Brazee and Reisner said they would like to see at least as many trees replanted as were taken out, to help shield noise and light that would come from the new parking lot. They would also like to have new planting added in a way that would not provide refuge for potential attackers, they said. Aware that these changes would cost money, they have offered to pay a fair portion for the planting and a drainage ditch that would alleviate the flooding that occurs in their backyard and threatens their house’s foundation. They did not wish to disclose a dollar figure of how much they would pay.

“It would improve our house, their house and the neighborhood,” Brazee said.

Neighbors said that they had worked out agreements with Anderson in the past, noting she had a light above the current parking lot changed so it no longer shined into their homes.

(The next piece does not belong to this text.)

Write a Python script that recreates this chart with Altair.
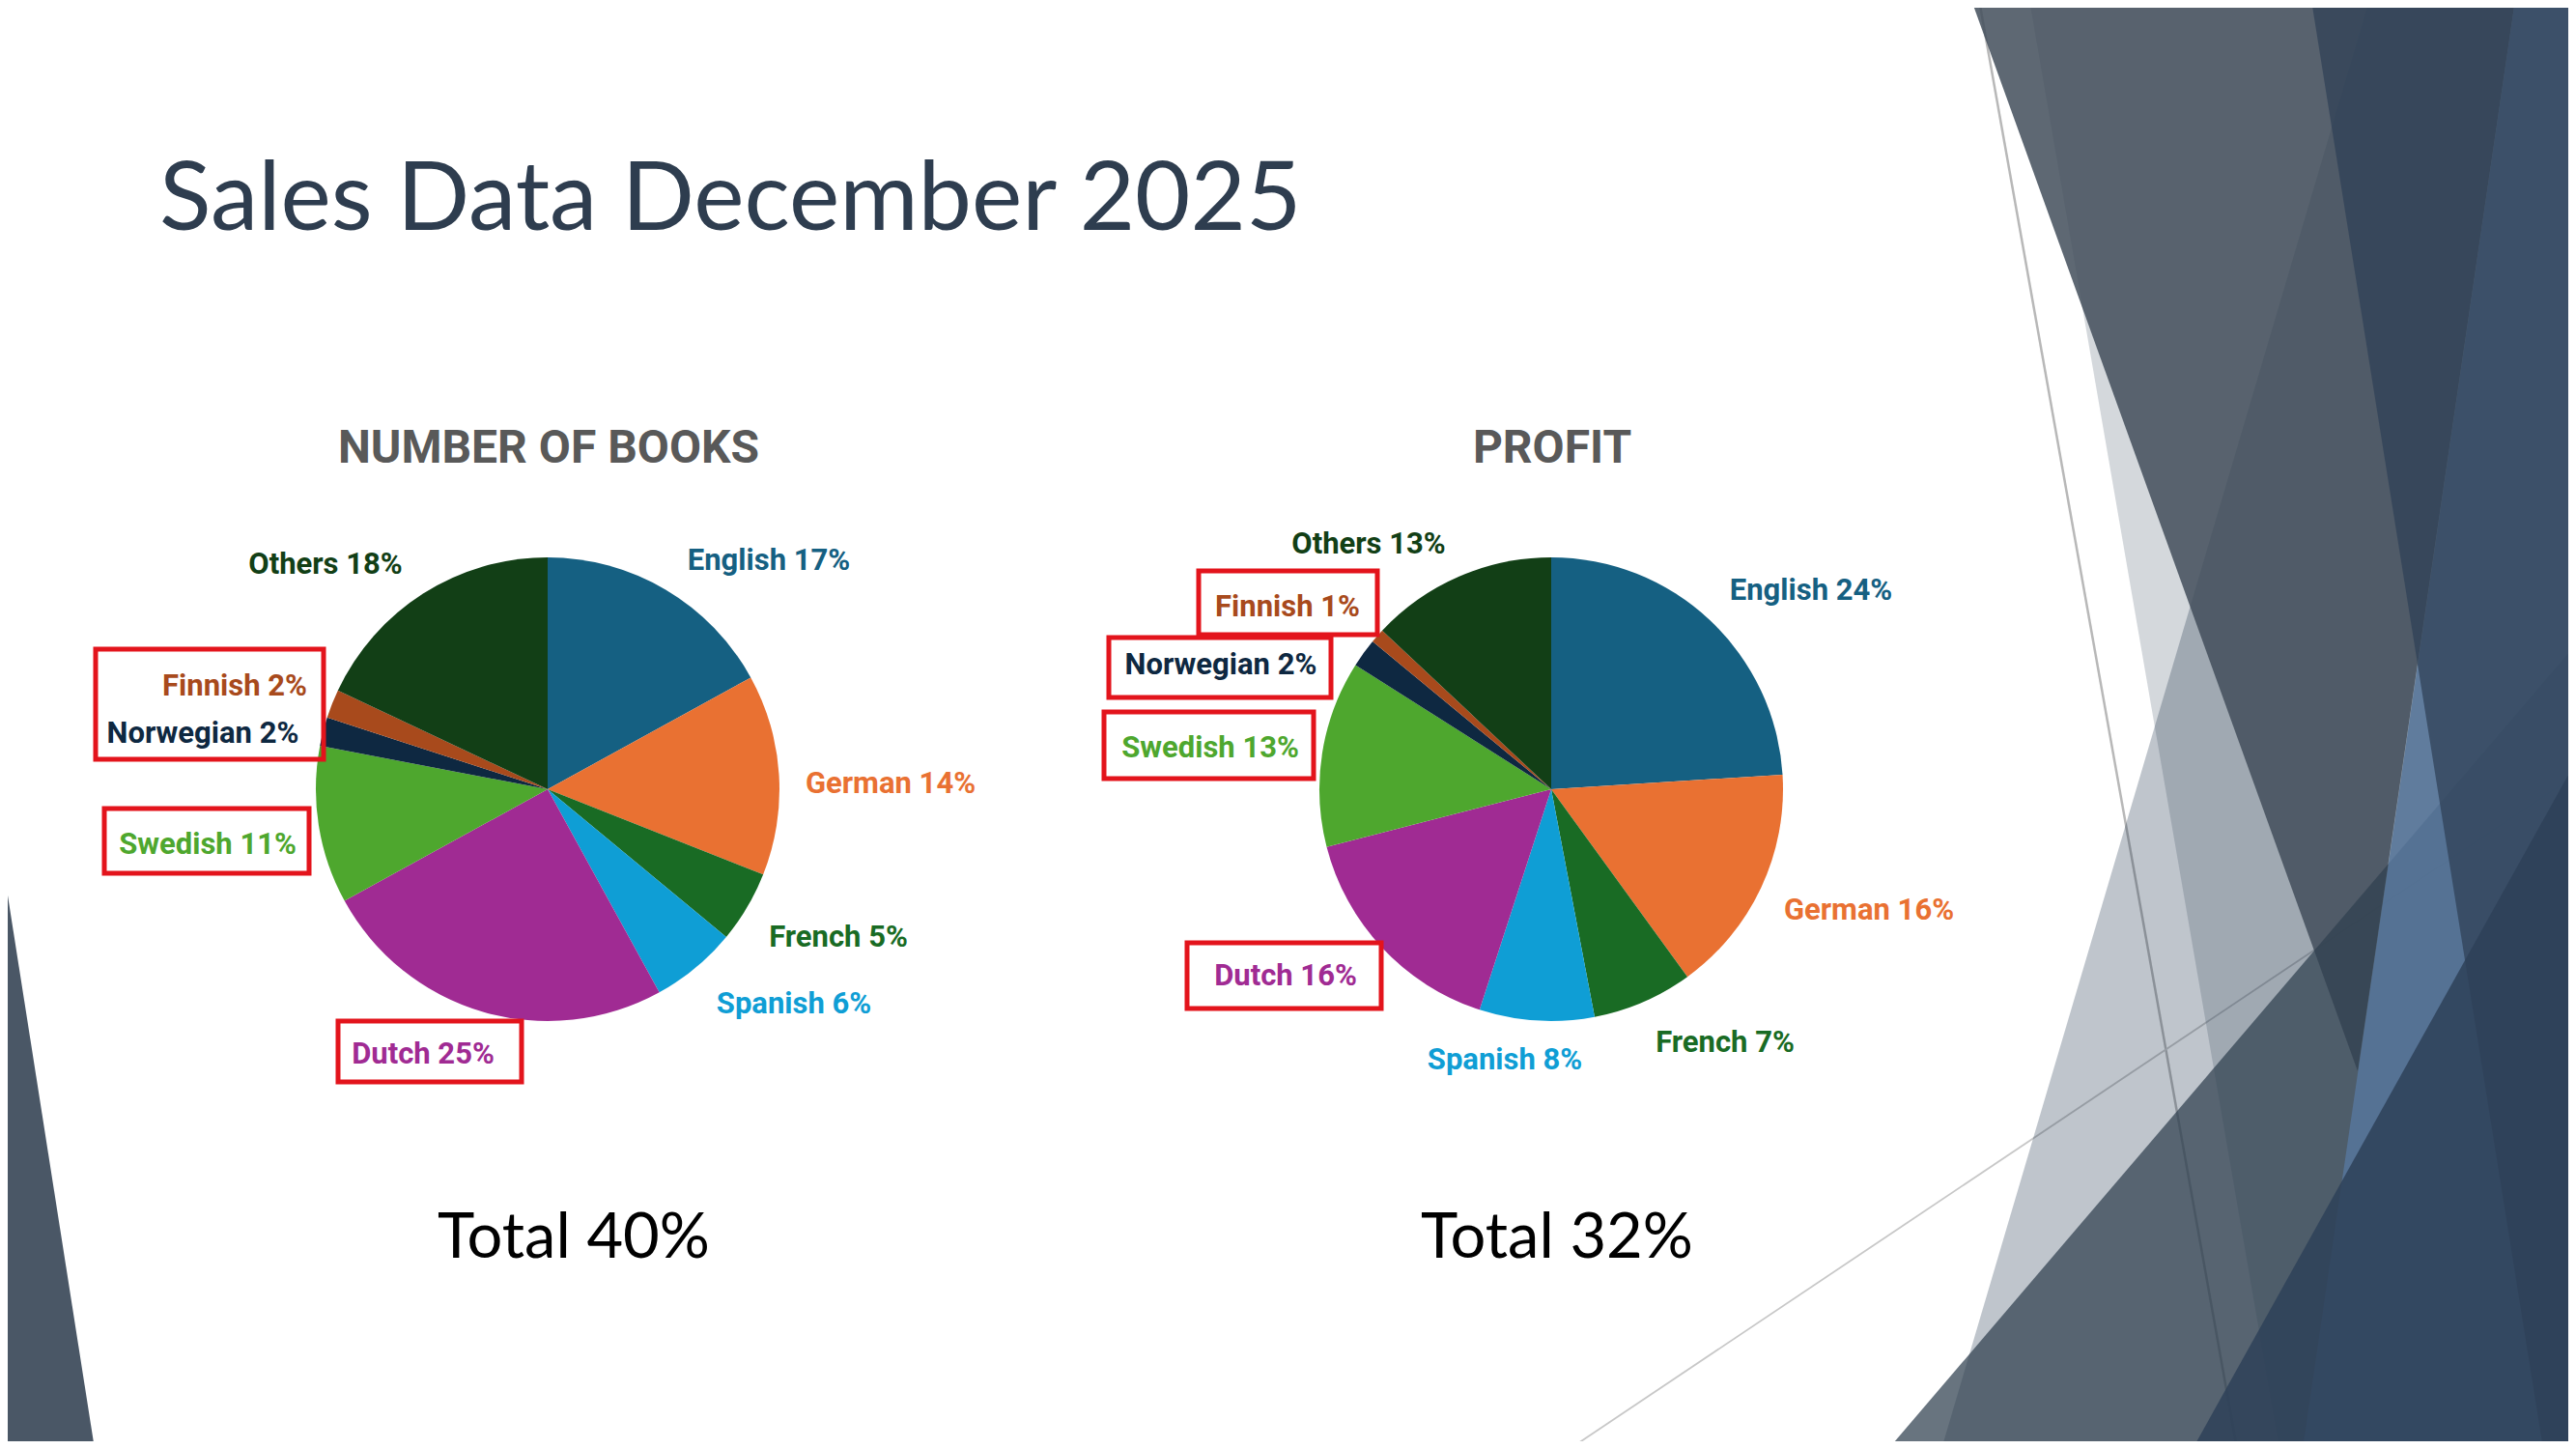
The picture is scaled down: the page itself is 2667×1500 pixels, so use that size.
import altair as alt
import pandas as pd

# ---------------- data ----------------
LANGS = ["English", "German", "French", "Spanish", "Dutch", "Swedish", "Norwegian", "Finnish", "Others"]
BOOKS = [17, 14, 5, 6, 25, 11, 2, 2, 18]
PROFIT = [24, 16, 7, 8, 16, 13, 2, 1, 13]
COLORS = ["#156082", "#e97132", "#196b24", "#0f9ed5", "#a02b93", "#4ea72e", "#0e2841", "#a84a1c", "#123f16"]
TITLE = "Sales Data December 2025"
PIE_TITLES = ["NUMBER OF BOOKS", "PROFIT"]
TOTALS = ["Total 40%", "Total 32%"]

# ---------------- layout (image pixel coordinates) ----------------
M = 8
W, H = 2651, 1484
PIE_CENTERS = [(567, 817), (1606, 817)]
TOTAL_X = [594, 1612]
PIE_R = 240
BOOK_LABEL_POS = [(796, 581), (922, 812), (868, 971), (822, 1040), (438, 1092),
                  (215, 875), (210, 760), (243, 711), (337, 585)]
PROFIT_LABEL_POS = [(1875, 612), (1935, 943), (1786, 1080), (1558, 1098), (1331, 1011),
                    (1253, 775), (1264, 689), (1333, 629), (1417, 564)]
BOOK_BOXES = [(99, 335, 672, 786), (108, 320, 837, 904), (350, 540, 1057, 1120)]
PROFIT_BOXES = [(1241, 1426, 591, 657), (1148, 1378, 660, 722), (1143, 1360, 737, 806), (1229, 1430, 976, 1044)]
RED = "#e3141c"

XS = alt.Scale(domain=[M, M + W])
YS = alt.Scale(domain=[M, M + H], reverse=True)


def X(f):
    return alt.X(f, scale=XS, axis=None)


def Y(f):
    return alt.Y(f, scale=YS, axis=None)


layers = []

# ---------------- background facets ----------------
# each: (color, opacity, y_top, xl_top, xr_top, y_bot, xl_bot, xr_bot)
SHAPES = [
    ("#334659", 0.21, 0, 2101, 2667, 1500, 2360, 2667),
    ("#1a3049", 0.28, 0, 2453, 2667, 1500, 2010, 2667),
    ("#424d5a", 0.85, 0, 2041, 2604, 1109, 2441, 2441),
    ("#304050", 0.73, 667, 2667, 2667, 1500, 1955, 2667),
    ("#57759a", 0.88, 0, 2604, 2667, 1500, 2384, 2667),
    ("#2f4156", 0.74, 0, 2393, 2667, 1500, 2633, 2667),
    ("#2e4158", 0.85, 788, 2667, 2667, 1500, 2270, 2667),
    ("#4a5766", 1.0, 876, 0, 0, 1500, 0, 98),
]
LINES = [
    ("#b8b8b8", 2.5, (2049, 0), (2316, 1500)),
    ("#c8c8c8", 1.8, (1625, 1500), (2667, 802)),
]

for col, w, p0, p1 in LINES:
    d = pd.DataFrame({"x": [p0[0], p1[0]], "y": [p0[1], p1[1]]})
    layers.append(alt.Chart(d).mark_line(color=col, strokeWidth=w).encode(x=X("x:Q"), y=Y("y:Q")))

for col, op, y0, xl0, xr0, y1, xl1, xr1 in SHAPES:
    d = pd.DataFrame({"y": [y0, y1], "x": [xl0, xl1], "x2": [xr0, xr1]})
    layers.append(
        alt.Chart(d).mark_area(orient="horizontal", color=col, opacity=op)
        .encode(y=Y("y:Q"), x=X("x:Q"), x2="x2:Q")
    )

# ---------------- pies ----------------
for vals, (cx, cy), pos, boxes, ptitle, tot, tx in [
    (BOOKS, PIE_CENTERS[0], BOOK_LABEL_POS, BOOK_BOXES, PIE_TITLES[0], TOTALS[0], TOTAL_X[0]),
    (PROFIT, PIE_CENTERS[1], PROFIT_LABEL_POS, PROFIT_BOXES, PIE_TITLES[1], TOTALS[1], TOTAL_X[1]),
]:
    pdf = pd.DataFrame({"lang": LANGS, "v": vals, "c": COLORS, "i": list(range(len(LANGS)))})
    layers.append(
        alt.Chart(pdf).mark_arc(outerRadius=PIE_R, stroke=None)
        .encode(
            theta=alt.Theta("v:Q", stack=True),
            color=alt.Color("c:N", scale=None),
            order=alt.Order("i:Q"),
            x=alt.XDatum(cx, scale=XS, axis=None),
            y=alt.YDatum(cy, scale=YS, axis=None),
        )
    )
    ldf = pd.DataFrame({
        "t": [f"{l} {v}%" for l, v in zip(LANGS, vals)],
        "x": [p[0] for p in pos],
        "y": [p[1] for p in pos],
        "c": COLORS,
    })
    layers.append(
        alt.Chart(ldf).mark_text(font="Roboto", fontWeight="bold", fontSize=31, align="center", baseline="middle")
        .encode(x=X("x:Q"), y=Y("y:Q"), text="t:N", color=alt.Color("c:N", scale=None))
    )
    bdf = pd.DataFrame({
        "x": [b[0] for b in boxes], "x2": [b[1] for b in boxes],
        "y": [b[2] for b in boxes], "y2": [b[3] for b in boxes],
    })
    layers.append(
        alt.Chart(bdf).mark_rect(filled=False, stroke=RED, strokeWidth=5)
        .encode(x=X("x:Q"), x2="x2:Q", y=Y("y:Q"), y2="y2:Q")
    )
    layers.append(
        alt.Chart(pd.DataFrame({"t": [ptitle]})).mark_text(
            font="Roboto", fontWeight="bold", fontSize=48, color="#595959", align="center", baseline="alphabetic")
        .encode(x=alt.XDatum(cx + 1, scale=XS, axis=None), y=alt.YDatum(479, scale=YS, axis=None), text="t:N")
    )
    layers.append(
        alt.Chart(pd.DataFrame({"t": [tot]})).mark_text(
            font="Lato", fontSize=65, color="#000000", align="center", baseline="alphabetic")
        .encode(x=alt.XDatum(tx, scale=XS, axis=None), y=alt.YDatum(1302, scale=YS, axis=None), text="t:N")
    )

# ---------------- slide title ----------------
layers.append(
    alt.Chart(pd.DataFrame({"t": [TITLE]})).mark_text(
        font="Lato", fontSize=99, color="#2e3d4f", align="left", baseline="alphabetic")
    .encode(x=alt.XDatum(165, scale=XS, axis=None), y=alt.YDatum(238, scale=YS, axis=None), text="t:N")
)

chart = (
    alt.layer(*layers)
    .properties(width=W, height=H, padding=0, autosize=alt.AutoSizeParams(type="none"), background="white")
    .resolve_scale(theta="independent")
    .configure_view(stroke=None)
)

chart.save("out.html", embed_options={"renderer": "svg", "actions": False})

But Reisner said the overall dispute about the future design on the lot has discouraged them from improving the house.

“If you’re not really sure this is the place we’re going to stay, it’s hard to invest in the house,” she said.

The lot that changed the law

In October, several neighborhood residents went before the Urbana City Council and complained that Alpha Chi Omega’s proposed new parking lot would lead to dangers for pedestrians and increased noise and light pollution for those who lived next to it. However, the City Council could do little to prevent the sorority from building the parking lot because the lot it was to be built on was zoned, R-7. It was an uncommon designation for lots in the neighborhood more than a block away from Lincoln Avenue, yet it meant that the city’s planning department had no legal grounds for denying a building permit.

“It wasn’t something that was anticipated, but it was allowed under the zoning laws at that time,” said Community Development Director Libby Tyler.

The City Council changed the law in February to make it more difficult for houses to be torn down and converted into parking lots. Future parking lots in residential areas would require a special use permit, which means that a parking lot plan would need a public hearing and the City Council’s approval.

“It (a parking lot mixed in with houses) gives a commercial appearance and feel, and that’s what people don’t want to see,” said Esther Patt, who was also an alderwoman at the time the ordinance passed.